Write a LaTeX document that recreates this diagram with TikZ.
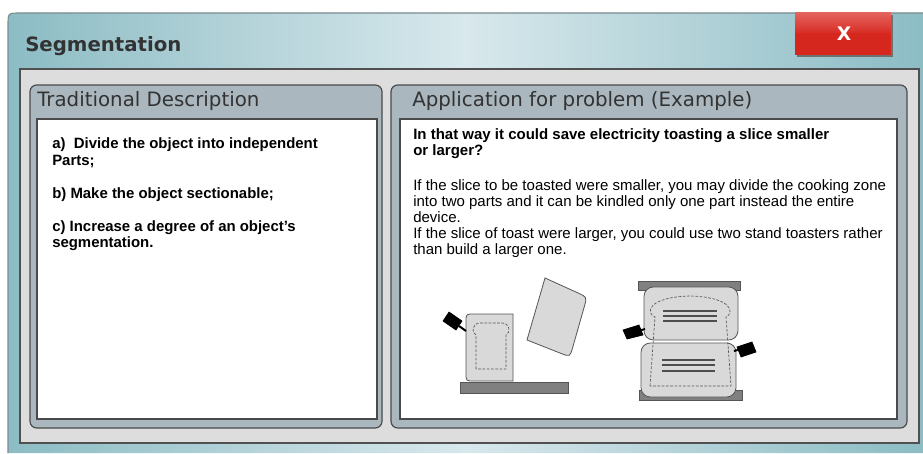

--

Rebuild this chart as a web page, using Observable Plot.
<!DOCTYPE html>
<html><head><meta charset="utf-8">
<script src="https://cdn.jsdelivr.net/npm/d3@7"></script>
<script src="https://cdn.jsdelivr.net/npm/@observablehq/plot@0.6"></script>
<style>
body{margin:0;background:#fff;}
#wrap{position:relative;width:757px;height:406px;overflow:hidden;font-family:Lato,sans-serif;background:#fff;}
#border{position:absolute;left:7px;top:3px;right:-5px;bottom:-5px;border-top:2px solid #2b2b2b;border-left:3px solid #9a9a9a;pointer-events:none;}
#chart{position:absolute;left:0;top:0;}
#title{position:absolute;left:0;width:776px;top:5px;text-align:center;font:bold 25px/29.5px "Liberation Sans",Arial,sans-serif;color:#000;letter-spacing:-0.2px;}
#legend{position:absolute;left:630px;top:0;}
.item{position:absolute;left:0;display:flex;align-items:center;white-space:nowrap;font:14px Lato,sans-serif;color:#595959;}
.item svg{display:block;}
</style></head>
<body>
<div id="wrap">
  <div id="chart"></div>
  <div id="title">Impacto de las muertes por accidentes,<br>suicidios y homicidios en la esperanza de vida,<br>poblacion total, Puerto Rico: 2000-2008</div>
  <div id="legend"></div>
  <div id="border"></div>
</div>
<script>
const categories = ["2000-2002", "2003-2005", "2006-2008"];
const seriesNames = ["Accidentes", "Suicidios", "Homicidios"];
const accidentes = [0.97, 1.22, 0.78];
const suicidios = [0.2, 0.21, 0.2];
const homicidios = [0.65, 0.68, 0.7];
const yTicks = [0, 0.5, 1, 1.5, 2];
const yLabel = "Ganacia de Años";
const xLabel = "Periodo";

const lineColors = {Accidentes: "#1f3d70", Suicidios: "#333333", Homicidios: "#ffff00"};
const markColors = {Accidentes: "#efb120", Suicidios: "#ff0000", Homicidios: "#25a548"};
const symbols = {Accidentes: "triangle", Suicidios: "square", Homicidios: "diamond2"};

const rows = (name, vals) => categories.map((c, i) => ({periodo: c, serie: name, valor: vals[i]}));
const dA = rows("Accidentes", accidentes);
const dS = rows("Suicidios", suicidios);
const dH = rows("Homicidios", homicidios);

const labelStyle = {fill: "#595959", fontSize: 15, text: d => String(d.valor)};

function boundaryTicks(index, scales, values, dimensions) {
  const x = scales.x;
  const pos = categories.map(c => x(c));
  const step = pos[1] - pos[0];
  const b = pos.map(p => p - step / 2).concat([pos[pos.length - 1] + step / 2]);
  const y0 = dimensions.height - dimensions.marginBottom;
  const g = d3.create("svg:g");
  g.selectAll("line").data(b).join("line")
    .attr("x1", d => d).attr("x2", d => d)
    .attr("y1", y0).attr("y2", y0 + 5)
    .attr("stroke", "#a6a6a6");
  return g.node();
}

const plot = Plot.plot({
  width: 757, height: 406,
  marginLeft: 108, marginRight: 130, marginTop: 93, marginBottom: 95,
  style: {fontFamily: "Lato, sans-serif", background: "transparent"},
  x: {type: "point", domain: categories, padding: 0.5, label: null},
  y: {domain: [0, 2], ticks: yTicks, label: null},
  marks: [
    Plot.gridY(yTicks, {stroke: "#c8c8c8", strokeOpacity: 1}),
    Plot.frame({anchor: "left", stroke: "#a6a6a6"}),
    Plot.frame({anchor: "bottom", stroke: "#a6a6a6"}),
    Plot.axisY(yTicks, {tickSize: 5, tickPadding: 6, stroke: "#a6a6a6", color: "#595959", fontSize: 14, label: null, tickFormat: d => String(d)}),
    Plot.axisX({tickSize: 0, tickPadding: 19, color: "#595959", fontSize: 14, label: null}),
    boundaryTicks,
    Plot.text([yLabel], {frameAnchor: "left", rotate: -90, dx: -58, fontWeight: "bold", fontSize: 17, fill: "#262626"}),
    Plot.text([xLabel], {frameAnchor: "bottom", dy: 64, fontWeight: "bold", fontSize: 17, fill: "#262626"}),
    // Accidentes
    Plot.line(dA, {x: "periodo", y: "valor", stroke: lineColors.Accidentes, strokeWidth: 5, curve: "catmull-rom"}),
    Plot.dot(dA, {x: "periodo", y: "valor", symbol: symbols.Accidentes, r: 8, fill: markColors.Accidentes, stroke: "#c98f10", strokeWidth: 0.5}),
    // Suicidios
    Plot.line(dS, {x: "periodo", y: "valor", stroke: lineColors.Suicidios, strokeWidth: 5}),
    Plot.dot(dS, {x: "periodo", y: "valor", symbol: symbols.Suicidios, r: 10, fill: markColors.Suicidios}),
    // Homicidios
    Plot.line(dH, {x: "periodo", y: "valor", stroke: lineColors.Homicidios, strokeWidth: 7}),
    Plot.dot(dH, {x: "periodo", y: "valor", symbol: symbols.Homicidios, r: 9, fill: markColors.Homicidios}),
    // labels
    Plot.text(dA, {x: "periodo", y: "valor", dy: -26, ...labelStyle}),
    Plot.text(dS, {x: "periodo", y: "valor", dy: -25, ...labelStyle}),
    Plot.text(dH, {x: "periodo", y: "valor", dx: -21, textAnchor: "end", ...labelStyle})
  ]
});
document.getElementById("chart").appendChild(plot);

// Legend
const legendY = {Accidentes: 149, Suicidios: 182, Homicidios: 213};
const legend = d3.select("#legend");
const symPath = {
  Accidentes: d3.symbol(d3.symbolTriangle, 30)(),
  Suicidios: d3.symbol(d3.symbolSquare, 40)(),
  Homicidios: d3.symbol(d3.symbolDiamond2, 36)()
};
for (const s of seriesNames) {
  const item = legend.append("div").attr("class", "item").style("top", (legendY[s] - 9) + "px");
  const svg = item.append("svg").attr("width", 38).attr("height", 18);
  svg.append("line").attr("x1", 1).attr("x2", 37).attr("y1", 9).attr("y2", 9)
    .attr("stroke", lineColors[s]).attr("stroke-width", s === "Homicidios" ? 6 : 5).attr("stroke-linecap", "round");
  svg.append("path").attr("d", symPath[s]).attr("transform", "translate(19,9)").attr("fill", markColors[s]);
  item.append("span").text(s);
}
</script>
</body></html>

◆ **WHAT THE TASK ASKS**
Quote the data above from the line containing "Rebuild this chart" to the line containing "15, text: d", inclusive, and stop.

◆ **WRITTEN ANSWER**
Rebuild this chart as a web page, using Observable Plot.
<!DOCTYPE html>
<html><head><meta charset="utf-8">
<script src="https://cdn.jsdelivr.net/npm/d3@7"></script>
<script src="https://cdn.jsdelivr.net/npm/@observablehq/plot@0.6"></script>
<style>
body{margin:0;background:#fff;}
#wrap{position:relative;width:757px;height:406px;overflow:hidden;font-family:Lato,sans-serif;background:#fff;}
#border{position:absolute;left:7px;top:3px;right:-5px;bottom:-5px;border-top:2px solid #2b2b2b;border-left:3px solid #9a9a9a;pointer-events:none;}
#chart{position:absolute;left:0;top:0;}
#title{position:absolute;left:0;width:776px;top:5px;text-align:center;font:bold 25px/29.5px "Liberation Sans",Arial,sans-serif;color:#000;letter-spacing:-0.2px;}
#legend{position:absolute;left:630px;top:0;}
.item{position:absolute;left:0;display:flex;align-items:center;white-space:nowrap;font:14px Lato,sans-serif;color:#595959;}
.item svg{display:block;}
</style></head>
<body>
<div id="wrap">
  <div id="chart"></div>
  <div id="title">Impacto de las muertes por accidentes,<br>suicidios y homicidios en la esperanza de vida,<br>poblacion total, Puerto Rico: 2000-2008</div>
  <div id="legend"></div>
  <div id="border"></div>
</div>
<script>
const categories = ["2000-2002", "2003-2005", "2006-2008"];
const seriesNames = ["Accidentes", "Suicidios", "Homicidios"];
const accidentes = [0.97, 1.22, 0.78];
const suicidios = [0.2, 0.21, 0.2];
const homicidios = [0.65, 0.68, 0.7];
const yTicks = [0, 0.5, 1, 1.5, 2];
const yLabel = "Ganacia de Años";
const xLabel = "Periodo";

const lineColors = {Accidentes: "#1f3d70", Suicidios: "#333333", Homicidios: "#ffff00"};
const markColors = {Accidentes: "#efb120", Suicidios: "#ff0000", Homicidios: "#25a548"};
const symbols = {Accidentes: "triangle", Suicidios: "square", Homicidios: "diamond2"};

const rows = (name, vals) => categories.map((c, i) => ({periodo: c, serie: name, valor: vals[i]}));
const dA = rows("Accidentes", accidentes);
const dS = rows("Suicidios", suicidios);
const dH = rows("Homicidios", homicidios);

const labelStyle = {fill: "#595959", fontSize: 15, text: d => String(d.valor)};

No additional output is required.